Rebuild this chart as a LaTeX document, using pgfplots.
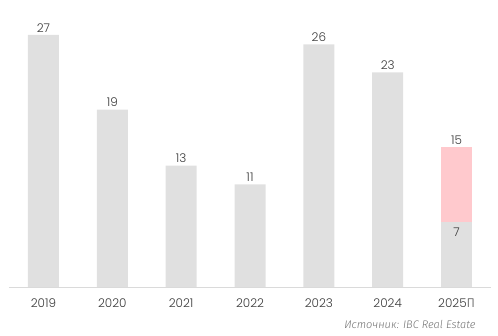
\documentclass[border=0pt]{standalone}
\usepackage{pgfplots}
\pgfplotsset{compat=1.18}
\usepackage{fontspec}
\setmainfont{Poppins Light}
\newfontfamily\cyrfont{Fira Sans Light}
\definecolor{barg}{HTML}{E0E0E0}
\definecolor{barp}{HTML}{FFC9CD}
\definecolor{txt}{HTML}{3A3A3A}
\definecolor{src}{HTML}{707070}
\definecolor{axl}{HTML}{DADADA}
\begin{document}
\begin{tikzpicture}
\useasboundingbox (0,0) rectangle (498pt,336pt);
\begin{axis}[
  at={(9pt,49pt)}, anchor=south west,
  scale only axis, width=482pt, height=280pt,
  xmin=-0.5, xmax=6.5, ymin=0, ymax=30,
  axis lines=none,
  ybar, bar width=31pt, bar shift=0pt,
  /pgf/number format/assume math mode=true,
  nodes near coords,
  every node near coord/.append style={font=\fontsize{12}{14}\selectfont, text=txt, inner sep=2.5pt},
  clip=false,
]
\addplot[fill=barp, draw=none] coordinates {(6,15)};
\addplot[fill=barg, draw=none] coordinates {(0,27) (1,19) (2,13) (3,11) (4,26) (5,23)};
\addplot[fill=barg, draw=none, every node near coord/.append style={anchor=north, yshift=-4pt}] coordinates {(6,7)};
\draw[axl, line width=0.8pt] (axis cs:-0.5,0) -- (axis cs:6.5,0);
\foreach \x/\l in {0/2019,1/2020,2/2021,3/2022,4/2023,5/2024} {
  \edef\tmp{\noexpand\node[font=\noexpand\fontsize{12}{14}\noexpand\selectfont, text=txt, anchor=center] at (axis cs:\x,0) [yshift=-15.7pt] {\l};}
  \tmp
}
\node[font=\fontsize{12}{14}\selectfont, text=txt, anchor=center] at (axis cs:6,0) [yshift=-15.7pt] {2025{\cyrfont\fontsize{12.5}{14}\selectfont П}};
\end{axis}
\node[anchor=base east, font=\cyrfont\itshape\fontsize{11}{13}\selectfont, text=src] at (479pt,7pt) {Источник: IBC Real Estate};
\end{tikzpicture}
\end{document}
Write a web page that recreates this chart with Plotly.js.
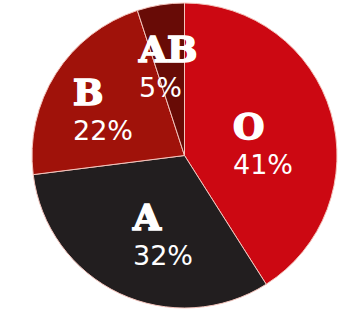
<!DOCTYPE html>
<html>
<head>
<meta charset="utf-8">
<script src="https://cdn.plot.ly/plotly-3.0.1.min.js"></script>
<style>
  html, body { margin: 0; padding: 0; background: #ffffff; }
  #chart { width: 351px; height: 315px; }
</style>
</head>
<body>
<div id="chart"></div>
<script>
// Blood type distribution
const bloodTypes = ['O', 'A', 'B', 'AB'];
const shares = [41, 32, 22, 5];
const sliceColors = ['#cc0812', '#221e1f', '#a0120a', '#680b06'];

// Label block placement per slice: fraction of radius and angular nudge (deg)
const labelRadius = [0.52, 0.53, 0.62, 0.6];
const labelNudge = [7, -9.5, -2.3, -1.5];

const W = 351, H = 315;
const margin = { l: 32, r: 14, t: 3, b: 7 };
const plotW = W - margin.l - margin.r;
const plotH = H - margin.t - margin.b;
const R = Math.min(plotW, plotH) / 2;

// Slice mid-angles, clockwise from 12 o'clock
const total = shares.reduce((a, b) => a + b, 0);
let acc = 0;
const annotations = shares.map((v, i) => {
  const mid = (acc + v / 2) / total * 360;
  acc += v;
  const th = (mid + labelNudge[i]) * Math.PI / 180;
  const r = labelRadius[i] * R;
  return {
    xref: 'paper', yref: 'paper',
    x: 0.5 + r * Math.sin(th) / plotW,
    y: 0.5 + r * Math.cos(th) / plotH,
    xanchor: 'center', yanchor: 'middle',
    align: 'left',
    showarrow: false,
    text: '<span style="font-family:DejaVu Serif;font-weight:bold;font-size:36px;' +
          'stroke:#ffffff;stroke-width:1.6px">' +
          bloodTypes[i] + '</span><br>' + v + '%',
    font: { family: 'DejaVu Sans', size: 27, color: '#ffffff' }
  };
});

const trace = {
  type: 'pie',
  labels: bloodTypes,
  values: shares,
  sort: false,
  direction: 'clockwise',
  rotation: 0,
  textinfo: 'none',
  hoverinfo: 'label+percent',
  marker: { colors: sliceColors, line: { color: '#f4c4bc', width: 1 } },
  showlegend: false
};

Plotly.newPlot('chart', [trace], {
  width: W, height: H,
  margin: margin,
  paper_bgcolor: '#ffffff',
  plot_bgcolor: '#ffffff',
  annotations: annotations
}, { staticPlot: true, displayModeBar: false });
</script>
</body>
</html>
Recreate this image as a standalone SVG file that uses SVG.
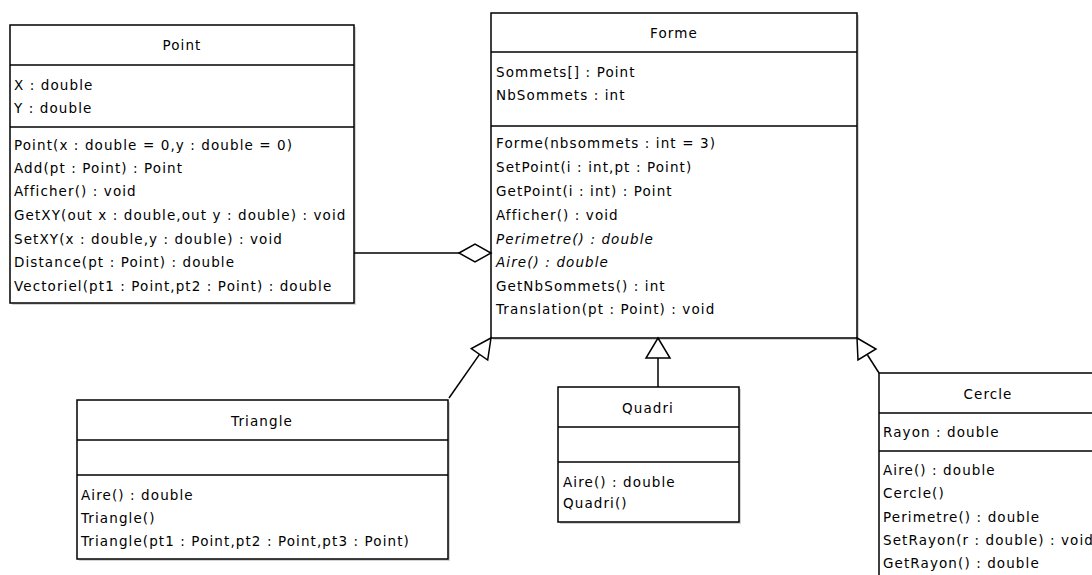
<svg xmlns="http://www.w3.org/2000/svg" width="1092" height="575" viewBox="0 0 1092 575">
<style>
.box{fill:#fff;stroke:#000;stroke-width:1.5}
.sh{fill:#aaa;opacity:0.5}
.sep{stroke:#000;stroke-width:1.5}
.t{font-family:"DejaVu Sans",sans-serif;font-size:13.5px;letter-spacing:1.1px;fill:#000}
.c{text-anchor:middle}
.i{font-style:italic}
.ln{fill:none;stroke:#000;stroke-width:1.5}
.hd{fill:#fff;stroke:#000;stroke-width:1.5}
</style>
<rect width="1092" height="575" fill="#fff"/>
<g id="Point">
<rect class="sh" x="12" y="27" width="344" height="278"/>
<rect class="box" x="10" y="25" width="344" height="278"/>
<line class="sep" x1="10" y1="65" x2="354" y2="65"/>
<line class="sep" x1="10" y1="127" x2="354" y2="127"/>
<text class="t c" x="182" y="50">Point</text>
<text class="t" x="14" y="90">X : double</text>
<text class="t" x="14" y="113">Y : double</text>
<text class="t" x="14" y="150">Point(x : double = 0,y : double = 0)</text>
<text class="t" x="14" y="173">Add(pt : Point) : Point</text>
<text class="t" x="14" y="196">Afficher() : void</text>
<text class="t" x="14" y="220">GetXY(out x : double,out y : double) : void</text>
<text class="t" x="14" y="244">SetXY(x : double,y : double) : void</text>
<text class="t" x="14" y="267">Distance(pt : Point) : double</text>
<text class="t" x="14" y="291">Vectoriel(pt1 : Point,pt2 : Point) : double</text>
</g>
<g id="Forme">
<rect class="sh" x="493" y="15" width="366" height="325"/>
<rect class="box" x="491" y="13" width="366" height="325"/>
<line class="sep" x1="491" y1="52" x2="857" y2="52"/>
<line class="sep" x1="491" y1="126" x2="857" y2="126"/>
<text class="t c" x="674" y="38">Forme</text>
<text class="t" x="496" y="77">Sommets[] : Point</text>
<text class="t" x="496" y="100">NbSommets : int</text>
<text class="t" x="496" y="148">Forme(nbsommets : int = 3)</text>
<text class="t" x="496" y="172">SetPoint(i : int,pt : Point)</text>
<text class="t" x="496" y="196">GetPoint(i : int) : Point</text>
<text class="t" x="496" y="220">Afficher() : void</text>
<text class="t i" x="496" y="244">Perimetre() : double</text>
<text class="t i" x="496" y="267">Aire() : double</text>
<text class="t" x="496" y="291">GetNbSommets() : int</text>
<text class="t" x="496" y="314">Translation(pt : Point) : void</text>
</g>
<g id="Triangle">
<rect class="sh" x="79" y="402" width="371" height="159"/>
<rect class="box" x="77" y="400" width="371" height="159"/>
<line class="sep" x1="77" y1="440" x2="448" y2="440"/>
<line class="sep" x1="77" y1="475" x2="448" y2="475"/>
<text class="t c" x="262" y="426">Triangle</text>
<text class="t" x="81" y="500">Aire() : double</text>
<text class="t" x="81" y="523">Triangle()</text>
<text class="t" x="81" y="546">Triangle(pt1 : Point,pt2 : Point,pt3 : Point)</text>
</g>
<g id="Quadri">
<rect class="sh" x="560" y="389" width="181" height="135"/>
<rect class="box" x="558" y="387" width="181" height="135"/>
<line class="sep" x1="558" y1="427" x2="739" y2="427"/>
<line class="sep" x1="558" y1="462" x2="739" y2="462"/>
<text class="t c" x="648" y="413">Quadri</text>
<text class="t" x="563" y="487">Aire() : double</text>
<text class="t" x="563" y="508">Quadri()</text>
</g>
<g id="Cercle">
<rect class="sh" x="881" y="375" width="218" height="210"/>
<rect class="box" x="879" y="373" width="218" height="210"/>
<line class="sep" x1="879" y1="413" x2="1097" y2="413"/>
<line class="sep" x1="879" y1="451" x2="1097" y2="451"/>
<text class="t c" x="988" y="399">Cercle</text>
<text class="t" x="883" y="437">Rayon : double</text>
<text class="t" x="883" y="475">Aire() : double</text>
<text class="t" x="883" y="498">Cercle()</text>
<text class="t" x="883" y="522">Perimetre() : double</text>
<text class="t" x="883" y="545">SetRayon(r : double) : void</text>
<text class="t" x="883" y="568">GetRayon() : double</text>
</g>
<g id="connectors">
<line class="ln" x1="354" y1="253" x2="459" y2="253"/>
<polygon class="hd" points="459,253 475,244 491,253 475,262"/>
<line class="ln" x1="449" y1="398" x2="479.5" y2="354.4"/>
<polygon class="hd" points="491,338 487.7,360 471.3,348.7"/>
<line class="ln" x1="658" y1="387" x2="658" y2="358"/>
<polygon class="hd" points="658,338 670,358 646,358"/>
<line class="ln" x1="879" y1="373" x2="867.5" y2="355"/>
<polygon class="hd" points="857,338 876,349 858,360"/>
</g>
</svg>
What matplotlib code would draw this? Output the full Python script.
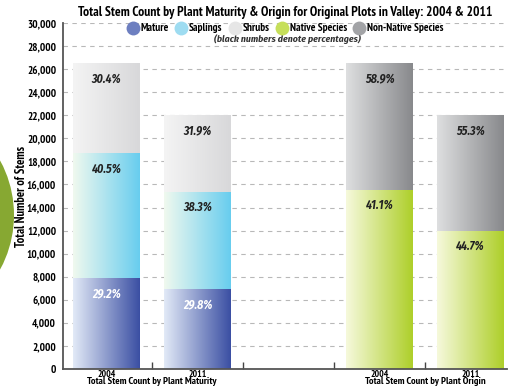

□ □ □ □

In the listing above, find the line containing "Write a web" and the line containing "const R = Math.min(plotW, plotH) / 2;", then output those two lines and everything between them exactly as written, without the images.

◆ Exercise output:
Write a web page that recreates this chart with Plotly.js.
<!DOCTYPE html>
<html>
<head>
<meta charset="utf-8">
<script src="https://cdn.plot.ly/plotly-3.0.1.min.js"></script>
<style>
  html, body { margin: 0; padding: 0; background: #ffffff; }
  #chart { width: 351px; height: 315px; }
</style>
</head>
<body>
<div id="chart"></div>
<script>
// Blood type distribution
const bloodTypes = ['O', 'A', 'B', 'AB'];
const shares = [41, 32, 22, 5];
const sliceColors = ['#cc0812', '#221e1f', '#a0120a', '#680b06'];

// Label block placement per slice: fraction of radius and angular nudge (deg)
const labelRadius = [0.52, 0.53, 0.62, 0.6];
const labelNudge = [7, -9.5, -2.3, -1.5];

const W = 351, H = 315;
const margin = { l: 32, r: 14, t: 3, b: 7 };
const plotW = W - margin.l - margin.r;
const plotH = H - margin.t - margin.b;
const R = Math.min(plotW, plotH) / 2;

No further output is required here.